Repeat exactly the lines running from the first line of the data to the line containing "(0,0) rectangle (485,517);", both ends included, and nothing else; drop the pictures.

══════

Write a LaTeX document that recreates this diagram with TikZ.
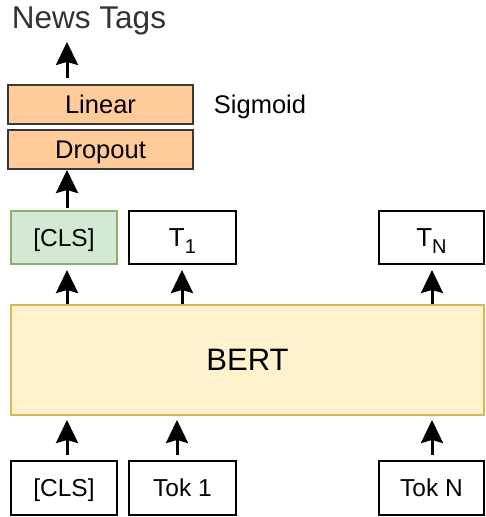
\documentclass[tikz,border=0pt]{standalone}
\usepackage{fontspec}
\setmainfont{Liberation Sans}
\usetikzlibrary{arrows.meta}

\definecolor{headfill}{HTML}{FFCC99}
\definecolor{headline}{HTML}{36393D}
\definecolor{clsfill}{HTML}{D5E8D4}
\definecolor{clsline}{HTML}{82B366}
\definecolor{bertfill}{HTML}{FFF2CC}
\definecolor{bertline}{HTML}{D6B656}
\definecolor{titlegray}{HTML}{333333}

\tikzset{
  fnt/.style={font=\fontsize{#1}{#1}\selectfont,
              text height=#1*0.85pt, text depth=#1*0.15pt},
  box/.style={rectangle, draw, line width=2pt, inner sep=0pt, fill=white},
  headbox/.style={box, draw=headline, fill=headfill,
                  minimum width=185, minimum height=39, fnt=25.5},
  tokbox/.style={box, minimum width=106, minimum height=54, fnt=24.5},
  outbox/.style={box, minimum width=106, minimum height=53, fnt=26},
  arr/.style={line width=3pt,
              -{Stealth[length=23pt,width=22pt,inset=3pt]}},
}

\begin{document}
\begin{tikzpicture}[x=1pt,y=-1pt]
  \useasboundingbox[fill=white] (0,0) rectangle (485,517);

  % arrow columns
  \coordinate (colA) at (67,0);
  \coordinate (colB) at (182,0);
  \coordinate (colBin) at (177,0);
  \coordinate (colC) at (432,0);

  % classification head
  \node[fnt=31.5, text=titlegray, inner sep=0pt, anchor=base] (tags) at (89,28) {News Tags};
  \node[headbox] (linear) at (100.5,104.5) {Linear};
  \node[headbox] (dropout) at (100.5,149.5) {Dropout};
  \node[fnt=25.5, inner sep=0pt, anchor=base] (sigmoid) at (260,113) {Sigmoid};

  % encoder outputs
  \node[outbox, draw=clsline, fill=clsfill, fnt=24.5] (clsout) at (64,237.5) {[CLS]};
  \node[outbox, minimum width=107] (t1) at (182.5,237.5)
       {T\raisebox{-7pt}{\fontsize{20}{20}\selectfont 1}};
  \node[outbox, minimum width=105] (tn) at (431.5,237.5)
       {T\raisebox{-7pt}{\fontsize{20}{20}\selectfont N}};

  % encoder
  \node[box, draw=bertline, fill=bertfill, minimum width=473, minimum height=110, fnt=31]
       (bert) at (247.5,360) {BERT};

  % input tokens
  \node[tokbox] (clsin) at (64,488) {[CLS]};
  \node[tokbox, minimum width=107] (tok1) at (182.5,488) {Tok 1};
  \node[tokbox, minimum width=105] (tokn) at (431.5,488) {Tok N};

  % connectors
  \draw[arr, shorten <=6pt, shorten >=9pt] (linear.north -| colA) -- (tags.south -| colA);
  \draw[arr, shorten <=2pt] (clsout.north -| colA) -- (dropout.south -| colA);

  \draw[arr, shorten >=5pt] (bert.north -| colA) -- (clsout.south -| colA);
  \draw[arr, shorten >=5pt] (bert.north -| colB) -- (t1.south -| colB);
  \draw[arr, shorten >=5pt] (bert.north -| colC) -- (tn.south -| colC);

  \draw[arr, shorten <=5pt, shorten >=4pt] (clsin.north -| colA) -- (bert.south -| colA);
  \draw[arr, shorten <=5pt, shorten >=4pt] (tok1.north -| colBin) -- (bert.south -| colBin);
  \draw[arr, shorten <=5pt, shorten >=4pt] (tokn.north -| colC) -- (bert.south -| colC);
\end{tikzpicture}
\end{document}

══════

## [Solution for this problem]
Write a LaTeX document that recreates this diagram with TikZ.
\documentclass[tikz,border=0pt]{standalone}
\usepackage{fontspec}
\setmainfont{Liberation Sans}
\usetikzlibrary{arrows.meta}

\definecolor{headfill}{HTML}{FFCC99}
\definecolor{headline}{HTML}{36393D}
\definecolor{clsfill}{HTML}{D5E8D4}
\definecolor{clsline}{HTML}{82B366}
\definecolor{bertfill}{HTML}{FFF2CC}
\definecolor{bertline}{HTML}{D6B656}
\definecolor{titlegray}{HTML}{333333}

\tikzset{
  fnt/.style={font=\fontsize{#1}{#1}\selectfont,
              text height=#1*0.85pt, text depth=#1*0.15pt},
  box/.style={rectangle, draw, line width=2pt, inner sep=0pt, fill=white},
  headbox/.style={box, draw=headline, fill=headfill,
                  minimum width=185, minimum height=39, fnt=25.5},
  tokbox/.style={box, minimum width=106, minimum height=54, fnt=24.5},
  outbox/.style={box, minimum width=106, minimum height=53, fnt=26},
  arr/.style={line width=3pt,
              -{Stealth[length=23pt,width=22pt,inset=3pt]}},
}

\begin{document}
\begin{tikzpicture}[x=1pt,y=-1pt]
  \useasboundingbox[fill=white] (0,0) rectangle (485,517);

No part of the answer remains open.